**EXERCISE REQUIREMENTS:** Report every line in the listing below where the string "this" shows up.
*-*-*
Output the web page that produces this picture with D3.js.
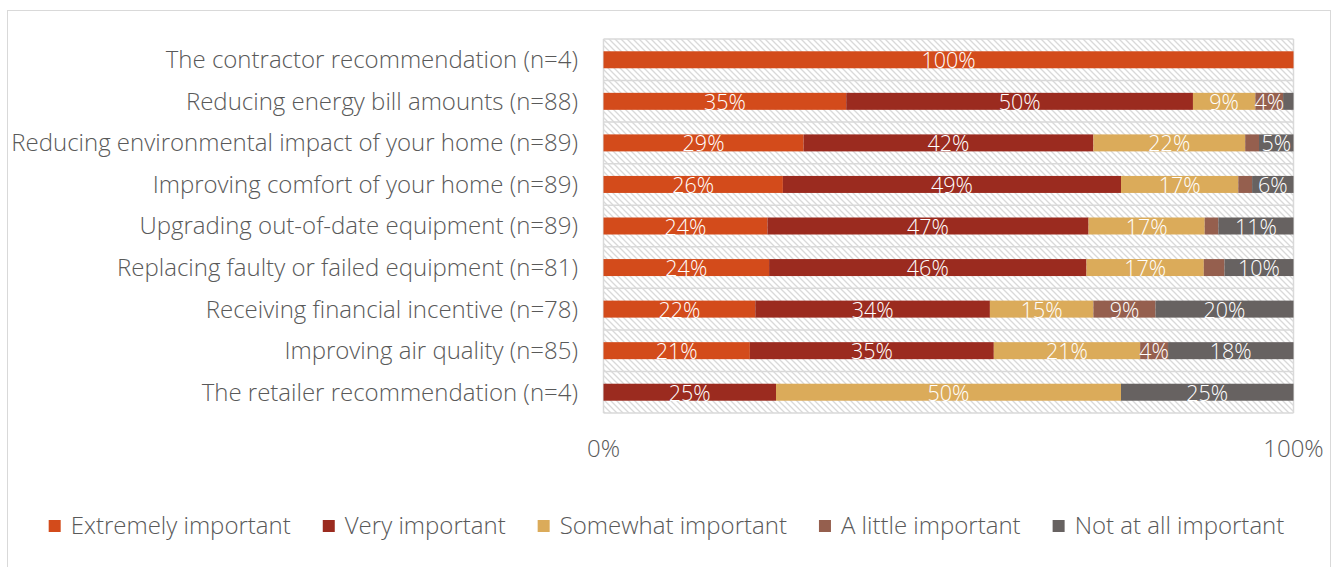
<!DOCTYPE html>
<html>
<head>
<meta charset="utf-8">
<script src="https://cdnjs.cloudflare.com/ajax/libs/d3/7.8.5/d3.min.js"></script>
<style>
  html, body { margin: 0; padding: 0; background: #fff; }
  svg { display: block; font-family: "Open Sans", "Noto Sans", sans-serif; font-weight: 300; }
</style>
</head>
<body>
<svg id="chart" width="1339" height="567"></svg>
<script>
// Survey: importance of each factor in the decision
const categories = [
  "The contractor recommendation (n=4)",
  "Reducing energy bill amounts (n=88)",
  "Reducing environmental impact of your home (n=89)",
  "Improving comfort of your home (n=89)",
  "Upgrading out-of-date equipment (n=89)",
  "Replacing faulty or failed equipment (n=81)",
  "Receiving financial incentive (n=78)",
  "Improving air quality (n=85)",
  "The retailer recommendation (n=4)"
];
const seriesNames = ["Extremely important", "Very important", "Somewhat important", "A little important", "Not at all important"];
const extremely = [100, 35, 29, 26, 24, 24, 22, 21, 0];
const very      = [0, 50, 42, 49, 47, 46, 34, 35, 25];
const somewhat  = [0, 9, 22, 17, 17, 17, 15, 21, 50];
const little    = [0, 4, 2, 2, 2, 3, 9, 4, 0];
const notAtAll  = [0, 1.5, 5, 6, 11, 10, 20, 18, 25];
// segments too narrow to carry a label
const hiddenLabels = { "A little important": [2, 3, 4, 5], "Not at all important": [1] };
const tickLabels = ["0%", "100%"];
const colors = ["#d34b1b", "#9b2b1f", "#dbab5a", "#955f4e", "#676261"];

const svg = d3.select("#chart");

// outer frame
svg.append("rect").attr("x", 7.5).attr("y", 10.5).attr("width", 1323).attr("height", 600)
  .attr("fill", "none").attr("stroke", "#d9d9d9").attr("stroke-width", 1);

const plot = { left: 603.5, right: 1293.5, top: 39, bottom: 413 };

// diagonal hatch for the plot background
const defs = svg.append("defs");
const pat = defs.append("pattern").attr("id", "hatch").attr("patternUnits", "userSpaceOnUse")
  .attr("width", 6).attr("height", 6);
pat.append("rect").attr("width", 6).attr("height", 6).attr("fill", "#ffffff");
pat.append("path").attr("d", "M-1,-1 L7,7 M-1,5 L1,7 M5,-1 L7,1")
  .attr("stroke", "#d9d9d9").attr("stroke-width", 1.3);

const rows = categories.map((c, i) => ({
  category: c,
  [seriesNames[0]]: extremely[i], [seriesNames[1]]: very[i], [seriesNames[2]]: somewhat[i],
  [seriesNames[3]]: little[i], [seriesNames[4]]: notAtAll[i]
}));
// 100% stacked: each row is normalised to its own total
const stacked = d3.stack().keys(seriesNames).offset(d3.stackOffsetExpand)(rows);

const x = d3.scaleLinear().domain([0, 1]).range([plot.left, plot.right]);
const y = d3.scaleBand().domain(categories).range([plot.top, plot.bottom]).paddingInner(0).paddingOuter(0);
const color = d3.scaleOrdinal().domain(seriesNames).range(colors);

svg.append("rect").attr("x", plot.left).attr("y", plot.top)
  .attr("width", plot.right - plot.left).attr("height", plot.bottom - plot.top)
  .attr("fill", "url(#hatch)");

// row separators and plot border
const bounds = categories.map(c => y(c)).concat([plot.bottom]);
svg.append("g").selectAll("line").data(bounds).join("line")
  .attr("x1", plot.left).attr("x2", plot.right).attr("y1", d => d).attr("y2", d => d)
  .attr("stroke", "#d9d9d9").attr("stroke-width", 1.5);
svg.append("line").attr("x1", plot.left).attr("x2", plot.left).attr("y1", plot.top).attr("y2", plot.bottom)
  .attr("stroke", "#d9d9d9").attr("stroke-width", 1.5);
svg.append("line").attr("x1", plot.right).attr("x2", plot.right).attr("y1", plot.top).attr("y2", plot.bottom)
  .attr("stroke", "#d9d9d9").attr("stroke-width", 1.5);

const barH = 17;
const layers = svg.append("g").selectAll("g").data(stacked).join("g")
  .attr("fill", d => color(d.key));
layers.selectAll("rect").data(d => d).join("rect")
  .attr("x", d => x(d[0]))
  .attr("y", d => y(d.data.category) + y.bandwidth() / 2 - barH / 2)
  .attr("width", d => Math.max(0, x(d[1]) - x(d[0])))
  .attr("height", barH);

// value labels
const labelG = svg.append("g");
stacked.forEach(layer => {
  layer.forEach((d, i) => {
    const v = rows[i][layer.key];
    if (!v) return;
    if ((hiddenLabels[layer.key] || []).includes(i)) return;
    labelG.append("text")
      .attr("x", (x(d[0]) + x(d[1])) / 2)
      .attr("y", y(d.data.category) + y.bandwidth() / 2 + 8.5)
      .attr("text-anchor", "middle")
      .attr("fill", "#ffffff")
      .attr("font-size", 21.5)
      .text(v + "%");
  });
});

// category axis labels
svg.append("g").selectAll("text").data(categories).join("text")
  .attr("x", 578).attr("y", d => y(d) + y.bandwidth() / 2)
  .attr("dy", "0.35em")
  .attr("text-anchor", "end").attr("fill", "#595959").attr("font-size", 24)
  .text(d => d);

// value axis labels
svg.append("g").selectAll("text").data(tickLabels).join("text")
  .attr("x", (d, i) => x(i)).attr("y", 457)
  .attr("text-anchor", "middle").attr("fill", "#595959").attr("font-size", 24)
  .text(d => d);

// legend
const legend = svg.append("g");
const items = legend.selectAll("g").data(seriesNames).join("g");
items.append("rect").attr("width", 12).attr("height", 12).attr("y", -6).attr("fill", d => color(d));
items.append("text").attr("x", 22).attr("dy", "0.35em").attr("fill", "#595959").attr("font-size", 24).text(d => d);
const gap = 32;
let offs = [], cur = 0;
items.each(function() {
  offs.push(cur);
  cur += 22 + d3.select(this).select("text").node().getComputedTextLength() + gap;
});
const total = cur - gap;
const startX = 666.5 - total / 2;
items.attr("transform", (d, i) => `translate(${startX + offs[i]},526)`);
</script>
</body>
</html>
*-*-*
**EXERCISE ANSWER:**
Output the web page that produces this picture with D3.js.
  cur += 22 + d3.select(this).select("text").node().getComputedTextLength() + gap;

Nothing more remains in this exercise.